## Work instructions
Your task is to copy every line of the entries that contains "React".
────────────────────
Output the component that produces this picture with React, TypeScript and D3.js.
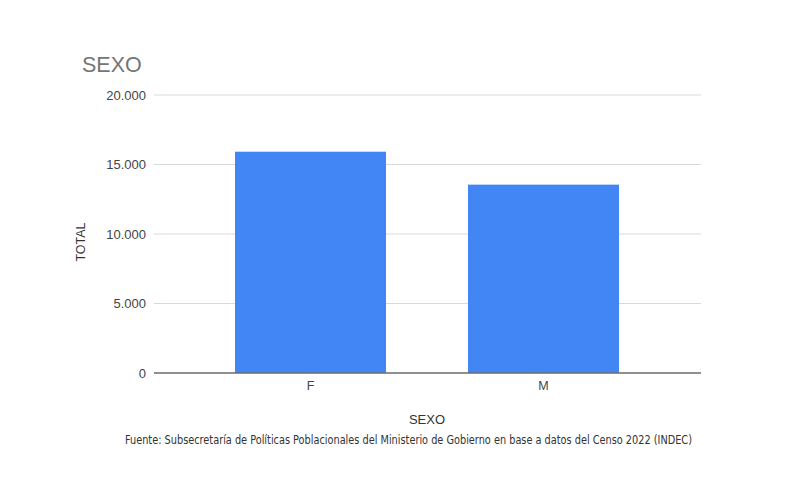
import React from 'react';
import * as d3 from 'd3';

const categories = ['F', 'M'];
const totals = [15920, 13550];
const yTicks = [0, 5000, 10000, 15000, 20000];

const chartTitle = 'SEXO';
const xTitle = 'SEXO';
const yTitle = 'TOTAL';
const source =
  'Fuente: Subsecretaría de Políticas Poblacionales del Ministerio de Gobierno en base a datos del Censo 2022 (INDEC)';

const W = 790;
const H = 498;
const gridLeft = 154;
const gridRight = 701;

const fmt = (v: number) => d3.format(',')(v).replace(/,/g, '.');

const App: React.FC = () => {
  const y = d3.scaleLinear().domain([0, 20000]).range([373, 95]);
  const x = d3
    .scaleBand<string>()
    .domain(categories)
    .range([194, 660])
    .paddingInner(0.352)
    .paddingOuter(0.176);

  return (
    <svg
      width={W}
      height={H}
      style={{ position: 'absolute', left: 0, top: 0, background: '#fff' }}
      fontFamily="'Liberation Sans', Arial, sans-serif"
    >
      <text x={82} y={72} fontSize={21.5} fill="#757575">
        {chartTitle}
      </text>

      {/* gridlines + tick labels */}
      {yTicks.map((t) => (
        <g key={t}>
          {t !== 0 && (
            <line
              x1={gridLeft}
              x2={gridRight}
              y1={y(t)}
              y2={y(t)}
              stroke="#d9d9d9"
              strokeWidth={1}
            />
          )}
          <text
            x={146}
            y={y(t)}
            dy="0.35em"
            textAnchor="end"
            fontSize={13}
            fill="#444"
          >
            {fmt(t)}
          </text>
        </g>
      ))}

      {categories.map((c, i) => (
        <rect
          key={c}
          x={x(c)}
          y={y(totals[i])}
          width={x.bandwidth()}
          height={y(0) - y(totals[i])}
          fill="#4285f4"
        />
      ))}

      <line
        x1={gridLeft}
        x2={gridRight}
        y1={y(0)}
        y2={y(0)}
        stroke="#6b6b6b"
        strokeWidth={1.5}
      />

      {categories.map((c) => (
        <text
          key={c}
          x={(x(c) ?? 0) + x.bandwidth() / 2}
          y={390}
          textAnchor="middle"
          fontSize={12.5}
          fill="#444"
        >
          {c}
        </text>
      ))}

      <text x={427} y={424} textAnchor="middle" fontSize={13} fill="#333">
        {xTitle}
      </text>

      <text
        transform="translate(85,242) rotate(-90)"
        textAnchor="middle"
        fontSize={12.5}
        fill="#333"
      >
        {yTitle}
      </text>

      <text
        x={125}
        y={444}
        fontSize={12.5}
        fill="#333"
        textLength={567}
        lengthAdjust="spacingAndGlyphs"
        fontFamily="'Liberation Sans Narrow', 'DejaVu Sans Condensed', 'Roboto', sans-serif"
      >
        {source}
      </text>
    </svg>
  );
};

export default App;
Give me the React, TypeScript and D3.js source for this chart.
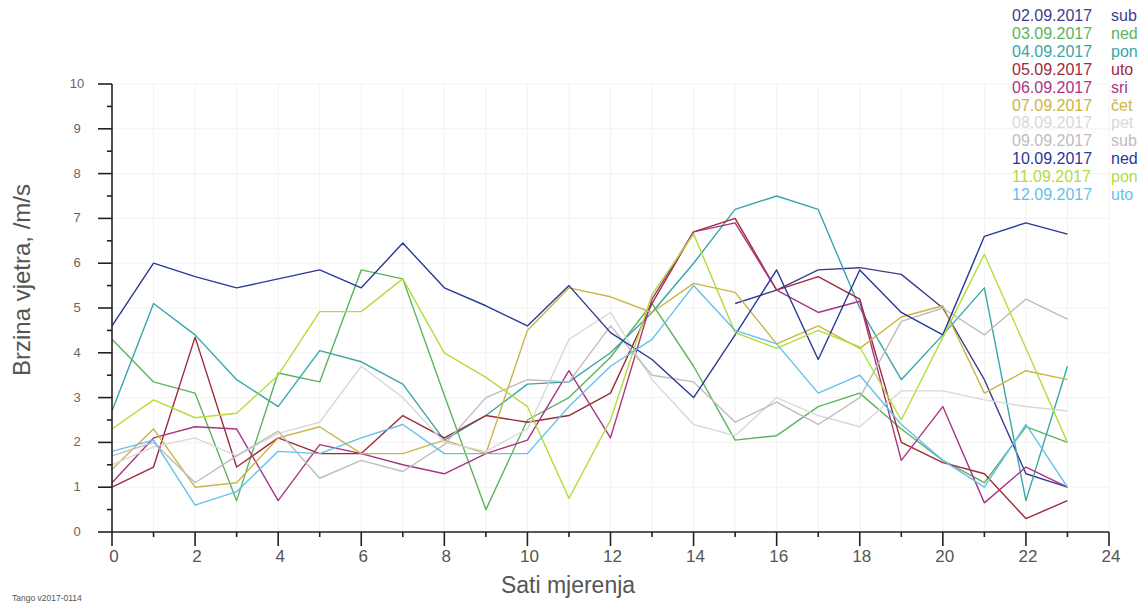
────────────────────
## Right answer
Output the component that produces this picture with React, TypeScript and D3.js.
import React from 'react';
const App: React.FC = () => {
Give me the React, TypeScript and D3.js source for this chart.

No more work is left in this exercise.